Now, where might such potential African customers who can find such opportunities themselves be found?  Along with South Africa, perhaps the Nigerian market for example might contain firms and institutions who could benefit from such investments.  As discussed in BBC’s Africa Today podcast from 31 December 2015, Nigeria is actually not as oil-sensitive as commonly thought.  Oil revenue in and of itself is a smaller percent of its overall economy than it otherwise might be.  Nigeria’s domestic markets are comparatively diversified, with a higher level of internal demand separate from external trading markets.  Therefore, although it may not have benefited as much as it could have under higher oil prices, Nigeria’s economy has conversely been more stable with the commodity pull-back than other exporters have been.

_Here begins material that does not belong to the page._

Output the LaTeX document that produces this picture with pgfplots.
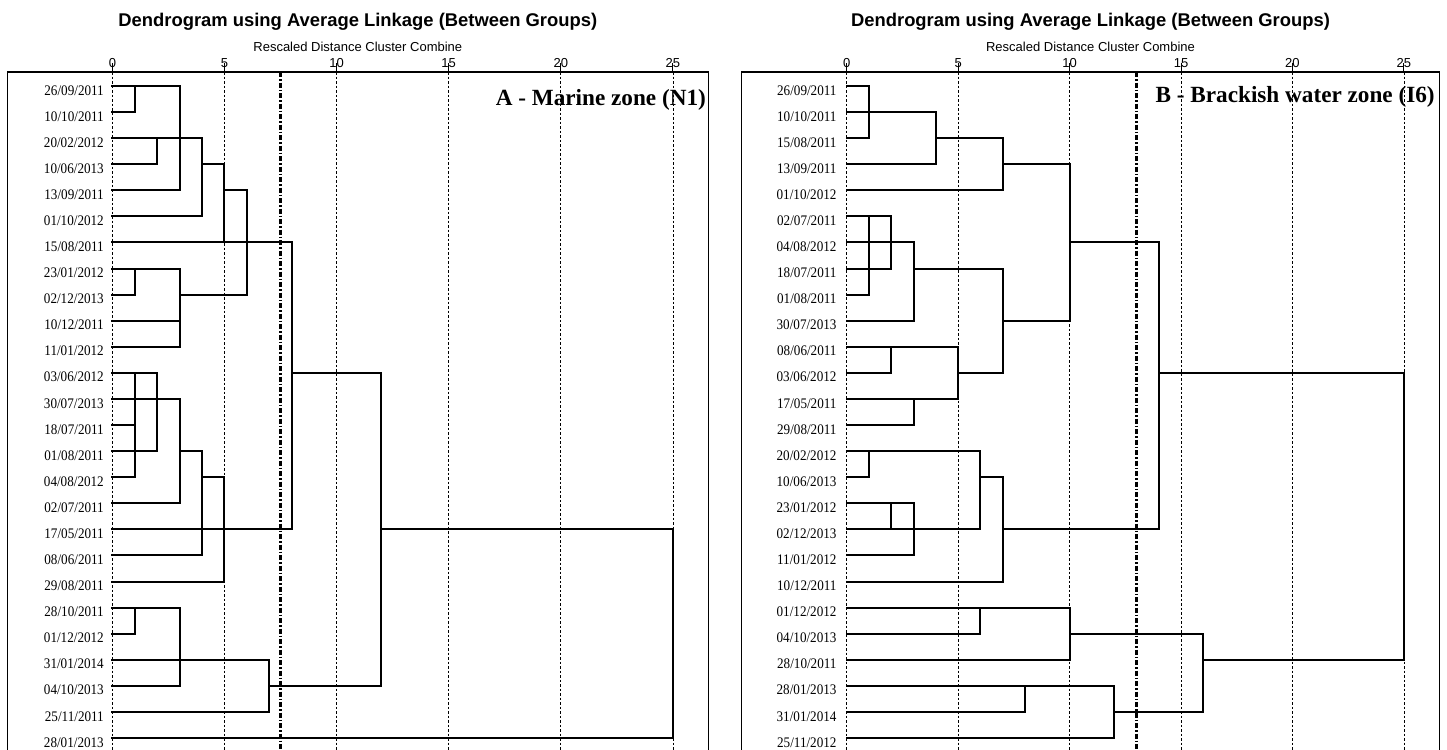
\documentclass[border=0pt]{standalone}
\usepackage{pgfplots}
\pgfplotsset{compat=1.18}
\usepackage{fontspec}
\setmainfont{Liberation Serif}
\setsansfont{Liberation Sans}
\newfontfamily\datefont[FakeStretch=0.9]{Liberation Serif}
\pgfplotsset{
  dendro/.style={
    scale only axis,
    height=680pt,
    y dir=reverse,
    ymin=-0.537, ymax=25.537,
    xtick={0,5,10,15,20,25},
    xtick pos=right, xticklabel pos=right,
    tick align=outside,
    major tick length=9pt,
    xtick style={black, line width=1pt},
    /pgf/number format/assume math mode=true,
    xticklabel style={font=\sffamily\fontsize{13}{14}\selectfont, anchor=base, yshift=-4pt},
    ytick={0,...,25},
    ytick style={draw=none},
    yticklabel style={font=\datefont\fontsize{14.6}{16}\selectfont, anchor=east, inner sep=0pt, yshift=-4.3pt},
    xmajorgrids,
    major grid style={black, line width=0.7pt, dash pattern=on 2.5pt off 2pt},
    axis line style={black, line width=1.4pt},
    clip=false,
    title style={font=\sffamily\bfseries\fontsize{18.4}{20}\selectfont, at={(0.5,1)}, anchor=center, yshift=44pt},
    xlabel style={font=\sffamily\fontsize{13}{15}\selectfont, at={(0.5,1)}, anchor=center, yshift=25pt},
    xlabel={Rescaled Distance Cluster Combine},
    title={Dendrogram using Average Linkage (Between Groups)},
    unbounded coords=jump,
  },
  tree/.style={black, line width=2pt, line cap=rect, no markers},
  cut/.style={black, line width=2.2pt, dash pattern=on 5pt off 2pt on 1.5pt off 2pt, no markers},
}
\begin{document}
\begin{tikzpicture}
% ---------------- Panel A ----------------
\begin{axis}[dendro,
  at={(7.3pt,-72pt)}, anchor=north west,
  width=701pt, xmin=-4.6875, xmax=26.58,
  yticklabel style={xshift=105.7pt},
  yticklabels={26/09/2011,10/10/2011,20/02/2012,10/06/2013,13/09/2011,01/10/2012,15/08/2011,23/01/2012,02/12/2013,10/12/2011,11/01/2012,03/06/2012,30/07/2013,18/07/2011,01/08/2011,04/08/2012,02/07/2011,17/05/2011,08/06/2011,29/08/2011,28/10/2011,01/12/2012,31/01/2014,04/10/2013,25/11/2011,28/01/2013},
]
\addplot[cut] coordinates {(7.5,-0.537) (7.5,25.537)};
\addplot[tree] coordinates {
(0,0) (3,0) (nan,nan)
(0,1) (1,1) (nan,nan)
(1,0) (1,1) (nan,nan)
(3,0) (3,4) (nan,nan)
(0,2) (4,2) (nan,nan)
(2,2) (2,3) (nan,nan)
(0,3) (2,3) (nan,nan)
(4,3) (5,3) (nan,nan)
(4,2) (4,5) (nan,nan)
(0,4) (3,4) (nan,nan)
(5,4) (6,4) (nan,nan)
(0,5) (4,5) (nan,nan)
(5,3) (5,6) (nan,nan)
(0,6) (8,6) (nan,nan)
(6,4) (6,8) (nan,nan)
(0,7) (3,7) (nan,nan)
(0,8) (1,8) (nan,nan)
(3,8) (6,8) (nan,nan)
(1,7) (1,8) (nan,nan)
(3,7) (3,10) (nan,nan)
(0,9) (3,9) (nan,nan)
(0,10) (3,10) (nan,nan)
(8,6) (8,17) (nan,nan)
(0,11) (2,11) (nan,nan)
(8,11) (12,11) (nan,nan)
(1,11) (1,15) (nan,nan)
(2,11) (2,14) (nan,nan)
(0,12) (3,12) (nan,nan)
(3,12) (3,16) (nan,nan)
(0,13) (1,13) (nan,nan)
(0,14) (2,14) (nan,nan)
(3,14) (4,14) (nan,nan)
(0,15) (1,15) (nan,nan)
(4,15) (5,15) (nan,nan)
(0,16) (3,16) (nan,nan)
(4,14) (4,18) (nan,nan)
(0,17) (8,17) (nan,nan)
(0,18) (4,18) (nan,nan)
(5,15) (5,19) (nan,nan)
(0,19) (5,19) (nan,nan)
(0,20) (3,20) (nan,nan)
(1,20) (1,21) (nan,nan)
(0,21) (1,21) (nan,nan)
(3,20) (3,23) (nan,nan)
(0,22) (7,22) (nan,nan)
(0,23) (3,23) (nan,nan)
(7,23) (12,23) (nan,nan)
(7,22) (7,24) (nan,nan)
(0,24) (7,24) (nan,nan)
(0,25) (25,25) (nan,nan)
(12,11) (12,23) (nan,nan)
(12,17) (25,17) (nan,nan)
(25,17) (25,25)
};
\node[anchor=east, inner sep=0pt, font=\bfseries\fontsize{23.2}{26}\selectfont] at (axis cs:26.48,0.55) {A - Marine zone (N1)};
\end{axis}
% ---------------- Panel B ----------------
\begin{axis}[dendro,
  at={(741.7pt,-72pt)}, anchor=north west,
  width=697.6pt, xmin=-4.71, xmax=26.59,
  yticklabel style={xshift=104pt},
  yticklabels={26/09/2011,10/10/2011,15/08/2011,13/09/2011,01/10/2012,02/07/2011,04/08/2012,18/07/2011,01/08/2011,30/07/2013,08/06/2011,03/06/2012,17/05/2011,29/08/2011,20/02/2012,10/06/2013,23/01/2012,02/12/2013,11/01/2012,10/12/2011,01/12/2012,04/10/2013,28/10/2011,28/01/2013,31/01/2014,25/11/2012},
]
\addplot[cut] coordinates {(13,-0.537) (13,25.537)};
\addplot[tree] coordinates {
(0,0) (1,0) (nan,nan)
(1,0) (1,2) (nan,nan)
(0,1) (4,1) (nan,nan)
(0,2) (1,2) (nan,nan)
(4,2) (7,2) (nan,nan)
(4,1) (4,3) (nan,nan)
(0,3) (4,3) (nan,nan)
(7,3) (10,3) (nan,nan)
(7,2) (7,4) (nan,nan)
(0,4) (7,4) (nan,nan)
(10,3) (10,9) (nan,nan)
(0,5) (2,5) (nan,nan)
(1,5) (1,8) (nan,nan)
(2,5) (2,7) (nan,nan)
(0,6) (3,6) (nan,nan)
(10,6) (14,6) (nan,nan)
(3,6) (3,9) (nan,nan)
(0,7) (2,7) (nan,nan)
(3,7) (7,7) (nan,nan)
(0,8) (1,8) (nan,nan)
(0,9) (3,9) (nan,nan)
(7,9) (10,9) (nan,nan)
(7,7) (7,11) (nan,nan)
(0,10) (5,10) (nan,nan)
(2,10) (2,11) (nan,nan)
(5,10) (5,12) (nan,nan)
(0,11) (2,11) (nan,nan)
(5,11) (7,11) (nan,nan)
(14,11) (25,11) (nan,nan)
(0,12) (5,12) (nan,nan)
(3,12) (3,13) (nan,nan)
(0,13) (3,13) (nan,nan)
(0,14) (6,14) (nan,nan)
(1,14) (1,15) (nan,nan)
(0,15) (1,15) (nan,nan)
(6,15) (7,15) (nan,nan)
(6,14) (6,17) (nan,nan)
(0,16) (3,16) (nan,nan)
(2,16) (2,17) (nan,nan)
(0,17) (6,17) (nan,nan)
(7,17) (14,17) (nan,nan)
(3,16) (3,18) (nan,nan)
(0,18) (3,18) (nan,nan)
(7,15) (7,19) (nan,nan)
(0,19) (7,19) (nan,nan)
(14,6) (14,17) (nan,nan)
(0,20) (10,20) (nan,nan)
(6,20) (6,21) (nan,nan)
(0,21) (6,21) (nan,nan)
(10,21) (16,21) (nan,nan)
(10,20) (10,22) (nan,nan)
(0,22) (10,22) (nan,nan)
(16,22) (25,22) (nan,nan)
(16,21) (16,24) (nan,nan)
(25,11) (25,22) (nan,nan)
(0,23) (12,23) (nan,nan)
(8,23) (8,24) (nan,nan)
(0,24) (8,24) (nan,nan)
(12,24) (16,24) (nan,nan)
(12,23) (12,25) (nan,nan)
(0,25) (12,25)
};
\node[anchor=east, inner sep=0pt, font=\bfseries\fontsize{23.2}{26}\selectfont] at (axis cs:26.39,0.42) {B - Brackish water zone (I6)};
\end{axis}
\pgfresetboundingbox
\path[use as bounding box] (0pt,0pt) rectangle (1447pt,-749pt);
\end{tikzpicture}
\end{document}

Admittedly, this discussion has been focused on what can be bought.  How to buy depends, again, on who can finance such investments.  Outside of direct cash payments, purchasing commodities such as oil and copper can be done using financial instruments like futures contracts and options.  Expertise in these items may not be high throughout Africa, and this author has no experience with them himself.  However, the same financial firms that deal in such instruments for investors and industrialists outside of Africa to deal with commodities from Africa can be contracted to do the same for buyers and investor groups within Africa.  Purchasing equipment on the open markets is the same if not simpler.  Purchases are generally in cash, as-financed, or via leasing.  For procurement, the same agents and industrial auctioneers who can serve Asian markets can be contracted to serve African markets.

There are few battles in African development that are not hard-won.  However, taking advantage of low prices for assets that Africa itself greatly needs may prove very beneficial.  Best to grab any chances possible.  It may be a brutal fact of nature, but one person’s vulture is another person’s smart investor.